Eight million metric tonnes of plastic ends up in the ocean every year
Fast food giant McDonald's is getting rid of plastic straws from its UK and Ireland restaurants - and replacing them with paper ones.
The chain will start rolling out the paper straws in all of its 1,361 outlets in the UK and Ireland from September.
The restaurant chain currently uses 1.8 million straws a day in the UK alone.
Some eight million metric tonnes of plastic ends up in the ocean every year – with catastrophic environmental consequences.
Plastic makes up 95% of the pollution that is found in the oceans.
The Environment Minister Denis Naughten has welcomed the McDonald’s announcement, calling it a "move in the right direction" to eliminate single use plastics.
Mindy O'Brien from Irish environmental group VOICE said big multi-national companies have a responsibility to take “not just this step but many steps” to reduce single-use plastics.
She said she hopes more big businesses will follow in McDonald’s footsteps.

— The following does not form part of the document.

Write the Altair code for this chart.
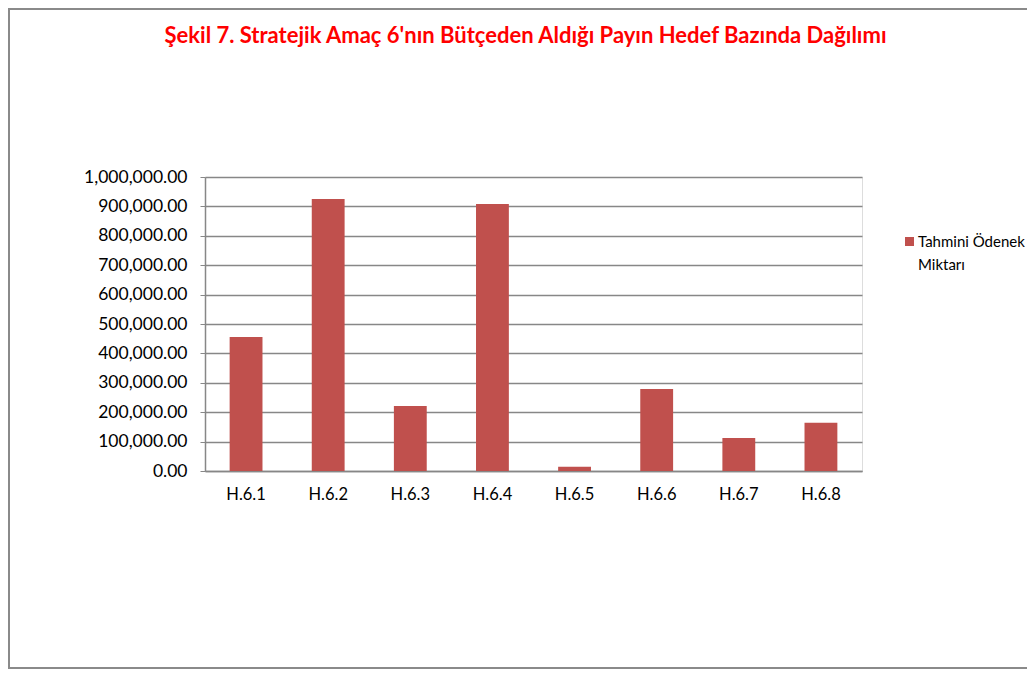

“We really need to move away from single use plastics,” she said.
“We have all seen the pictures of the turtle with the straw up its nose or birds wrapped up in plastic or cotton buds – so I think this is a great first step and long may it continue.
“I hope that others will follow suit.”
The moves comes after the EU proposed an outright ban on plastic cotton buds, cutlery, plates, straws, drink stirrers and sticks for balloons across the bloc.

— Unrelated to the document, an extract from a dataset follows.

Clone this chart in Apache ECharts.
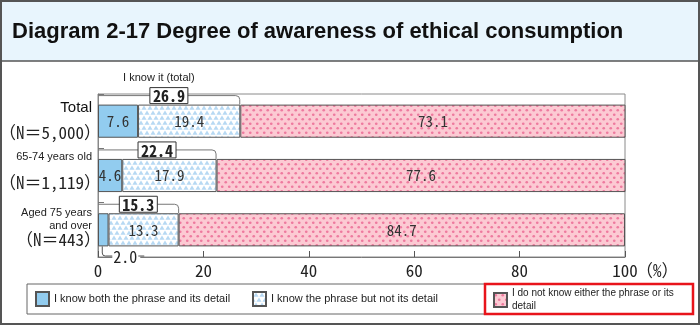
<!DOCTYPE html>
<html><head><meta charset="utf-8">
<script src="https://cdn.jsdelivr.net/npm/echarts@6/dist/echarts.min.js"></script>
<style>html,body{margin:0;padding:0;background:#fff}#c{width:700px;height:325px}</style>
</head><body><div id="c"></div>
<script>
// ---- data ----
const categories = ['Total', '65-74 years old', 'Aged 75 years and over'];
const sampleSizes = ['5,000', '1,119', '443'];
const knowBoth = [7.6, 4.6, 2.0];
const knowPhraseOnly = [19.4, 17.9, 13.3];
const dontKnow = [73.1, 77.6, 84.7];
const knowTotal = [26.9, 22.4, 15.3];
const seriesNames = ['I know both the phrase and its detail', 'I know the phrase but not its detail', 'I do not know either the phrase or its detail'];
const totalHeader = 'I know it (total)';
const titleText = 'Diagram 2-17 Degree of awareness of ethical consumption';
const unitText = '（%）';

// ---- styles ----
const NUM_FONT = "'Noto Sans Mono CJK JP','DejaVu Sans Mono',monospace";
const TXT_FONT = "'Liberation Sans',Arial,sans-serif";
const BAR_RATIO = 0.61;

function triPattern() {
  const c = document.createElement('canvas'); c.width = 6; c.height = 10;
  const g = c.getContext('2d');
  g.fillStyle = '#ffffff'; g.fillRect(0, 0, 6, 10);
  g.fillStyle = '#b7d9f3';
  const tri = (cx, by) => { g.beginPath(); g.moveTo(cx - 2.6, by); g.lineTo(cx, by - 4.2); g.lineTo(cx + 2.6, by); g.closePath(); g.fill(); };
  tri(3, 4.7); tri(0, 9.7); tri(6, 9.7);
  return c;
}
function dotPattern() {
  const c = document.createElement('canvas'); c.width = 7; c.height = 9;
  const g = c.getContext('2d');
  g.fillStyle = '#fccad3'; g.fillRect(0, 0, 7, 9);
  g.fillStyle = '#ee7a9f';
  [[1.75, 2.25], [5.25, 6.75]].forEach(p => { g.beginPath(); g.arc(p[0], p[1], 1.35, 0, Math.PI * 2); g.fill(); });
  return c;
}
const colBlue = '#92ccef';
const colTri = { image: triPattern(), repeat: 'repeat' };
const colDot = { image: dotPattern(), repeat: 'repeat' };

function barSeries(name, values, color, hideIdx) {
  return {
    name, type: 'bar', stack: 'all', barWidth: (BAR_RATIO * 100) + '%',
    itemStyle: { color, borderColor: '#555', borderWidth: 1 },
    label: { show: true, position: 'inside', fontFamily: NUM_FONT, fontSize: 15, color: '#333', formatter: p => p.value.toFixed(1) },
    emphasis: { disabled: true },
    data: values.map((v, i) => hideIdx === i ? { value: v, label: { show: false } } : v)
  };
}

function renderBracket(params, api) {
  const v = api.value(0), c = api.value(1);
  const p0 = api.coord([0, c]), p1 = api.coord([v, c]);
  const bandH = api.size([0, 1])[1];
  const barTop = p0[1] - bandH * BAR_RATIO / 2;
  const ly = barTop - 9, r = 4;
  const mid = api.coord([v / 2, c])[0];
  const children = [
    { type: 'path', shape: { pathData: `M${p0[0]},${ly}L${p1[0] - r},${ly}Q${p1[0]},${ly} ${p1[0]},${ly + r}L${p1[0]},${barTop}` },
      style: { fill: null, stroke: '#777', lineWidth: 1 } },
    { type: 'rect', shape: { x: mid - 19, y: ly - 8, width: 38, height: 16 }, style: { fill: '#fff', stroke: '#333', lineWidth: 1 } },
    { type: 'text', style: { x: mid, y: ly + 0.5, text: v.toFixed(1), align: 'center', verticalAlign: 'middle', font: `bold 16px ${NUM_FONT}`, fill: '#222' } }
  ];
  if (params.dataIndex === 0) {
    children.push({ type: 'text', style: { x: mid - 10, y: ly - 18, text: totalHeader, align: 'center', verticalAlign: 'middle', font: `11px ${TXT_FONT}`, fill: '#222' } });
  }
  return { type: 'group', children };
}

function renderSmall(params, api) {
  const v = api.value(0), c = api.value(1);
  const p = api.coord([v / 2, c]);
  const bandH = api.size([0, 1])[1];
  const barBottom = p[1] + bandH * BAR_RATIO / 2;
  const ly = api.coord([0, c])[1] + bandH / 2 - 1;
  const x = p[0] - 1;
  return { type: 'group', children: [
    { type: 'rect', shape: { x: x + 10, y: ly - 6, width: 28, height: 13 }, style: { fill: '#fff' } },
    { type: 'path', shape: { pathData: `M${x},${barBottom}L${x},${ly - 3}Q${x},${ly} ${x + 3},${ly}L${x + 10},${ly}M${x + 36},${ly}L${x + 42},${ly}` },
      style: { fill: null, stroke: '#555', lineWidth: 1 } },
    { type: 'text', style: { x: x + 23, y: ly + 0.5, text: v.toFixed(1), align: 'center', verticalAlign: 'middle', font: `16px ${NUM_FONT}`, fill: '#222' } }
  ] };
}

const legendCommon = { itemWidth: 13, itemHeight: 14, selectedMode: false, padding: 0, z: 10, icon: 'rect' };
const chart = echarts.init(document.getElementById('c'), null, { renderer: 'canvas' });
chart.setOption({
  animation: false,
  grid: { left: 98, right: 75, top: 94, bottom: 68, outerBoundsMode: 'none', containLabel: false, show: true, borderColor: '#8a8a8a', borderWidth: 1, backgroundColor: 'transparent' },
  xAxis: {
    type: 'value', min: 0, max: 100, interval: 20,
    axisLine: { show: true, lineStyle: { color: '#777' } },
    axisTick: { show: true, inside: true, length: 6, lineStyle: { color: '#555' } },
    splitLine: { show: false },
    axisLabel: { fontFamily: NUM_FONT, fontSize: 17, color: '#222', margin: 5 }
  },
  yAxis: {
    type: 'category', data: categories, inverse: true,
    axisLine: { show: true, lineStyle: { color: '#888' } },
    axisTick: { show: true, inside: true, length: 6, lineStyle: { color: '#777' } },
    axisLabel: {
      margin: -3, align: 'right',
      formatter: (val, i) => {
        const n = '（N＝' + sampleSizes[i] + '）';
        if (i === 0) return `{t|${val}}\n{n0|${n}}`;
        if (i === 1) return `{s1|${val}}\n{n1|${n}}`;
        const parts = val.split(' years ');
        return `{s|${parts[0]} years}\n{s|${parts[1]}}\n{n2|${n}}\n{sp| }`;
      },
      rich: {
        t: { fontFamily: TXT_FONT, fontSize: 15, color: '#111', lineHeight: 22, align: 'right', padding: [0, 9, 0, 0] },
        s1: { fontFamily: TXT_FONT, fontSize: 11, color: '#222', lineHeight: 15, align: 'right', padding: [0, 9, 0, 0] },
        s: { fontFamily: TXT_FONT, fontSize: 11, color: '#222', lineHeight: 13, align: 'right', padding: [0, 9, 0, 0] },
        n0: { fontFamily: NUM_FONT, fontSize: 17, color: '#222', lineHeight: 26, align: 'right' },
        n1: { fontFamily: NUM_FONT, fontSize: 17, color: '#222', lineHeight: 37, align: 'right' },
        n2: { fontFamily: NUM_FONT, fontSize: 17, color: '#222', lineHeight: 15, align: 'right' },
        sp: { fontSize: 1, lineHeight: 6 }
      }
    }
  },
  legend: [
    Object.assign({ data: [seriesNames[0]], left: 35, top: 291, textStyle: { fontFamily: TXT_FONT, fontSize: 11, color: '#222' } }, legendCommon),
    Object.assign({ data: [seriesNames[1]], left: 252, top: 291, textStyle: { fontFamily: TXT_FONT, fontSize: 11, color: '#222' } }, legendCommon),
    Object.assign({ data: [seriesNames[2]], left: 493, top: 287,
      formatter: name => name.replace(' its ', ' its\n'), textStyle: { fontFamily: TXT_FONT, fontSize: 10, color: '#222', lineHeight: 13 } }, legendCommon)
  ],
  graphic: [
    { type: 'rect', z: -10, shape: { x: 1, y: 1, width: 698, height: 60 }, style: { fill: '#e8f5fd' } },
    { type: 'line', z: 10, shape: { x1: 0, y1: 61, x2: 700, y2: 61 }, style: { stroke: '#555', lineWidth: 1.5 } },
    { type: 'rect', z: 10, shape: { x: 1, y: 1, width: 698, height: 323 }, style: { fill: null, stroke: '#555', lineWidth: 2 } },
    { type: 'text', z: 10, style: { x: 12, y: 32, text: titleText, font: `bold 22px ${TXT_FONT}`, fill: '#111', verticalAlign: 'middle' } },
    { type: 'text', z: 10, style: { x: 636, y: 271, text: unitText, font: `17px ${NUM_FONT}`, fill: '#222', verticalAlign: 'middle' } },
    { type: 'rect', z: 1, shape: { x: 27, y: 284, width: 660, height: 30 }, style: { fill: null, stroke: '#666', lineWidth: 1 } },
    { type: 'rect', z: 1, shape: { x: 485, y: 284, width: 208, height: 30 }, style: { fill: '#fff', stroke: '#e8141b', lineWidth: 2.5 } }
  ],
  series: [
    barSeries(seriesNames[0], knowBoth, colBlue, 2),
    barSeries(seriesNames[1], knowPhraseOnly, colTri, -1),
    barSeries(seriesNames[2], dontKnow, colDot, -1),
    { type: 'custom', name: 'total', renderItem: renderBracket, data: knowTotal.map((v, i) => [v, i]), encode: { x: 0, y: 1 }, z: 5, silent: true },
    { type: 'custom', name: 'small', renderItem: renderSmall, data: [[knowBoth[2], 2]], encode: { x: 0, y: 1 }, z: 5, silent: true }
  ]
});
</script></body></html>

The plan would force companies to charge customers for any single-use plastic cups and, straws or food containers.
Member states would also be obliged to collect 90% of single-use plastic drinks bottles by 2025.
The British Government has also proposed a ban on single-use plastic straws and cotton buds.
“McDonald’s is committed to using our scale for good and working to find sustainable solutions for plastic straws globally,” said Francesca DeBiase Executive Vice President, Global Supply Chain and Sustainability.
The company has pledged to manufacture the new paper straws from certified sustainable sources.
McDonalds is also testing alternatives to plastic straws in Belgium, with trials due to begin in selected restaurants in the US, France, Sweden, Norway and Australia.
In parts of Latin America and Malaysia, the company plans to offer straws on request only.
McDonald’s major global competitor Burger King has already pledged to introduce non-plastic straws in the UK by September.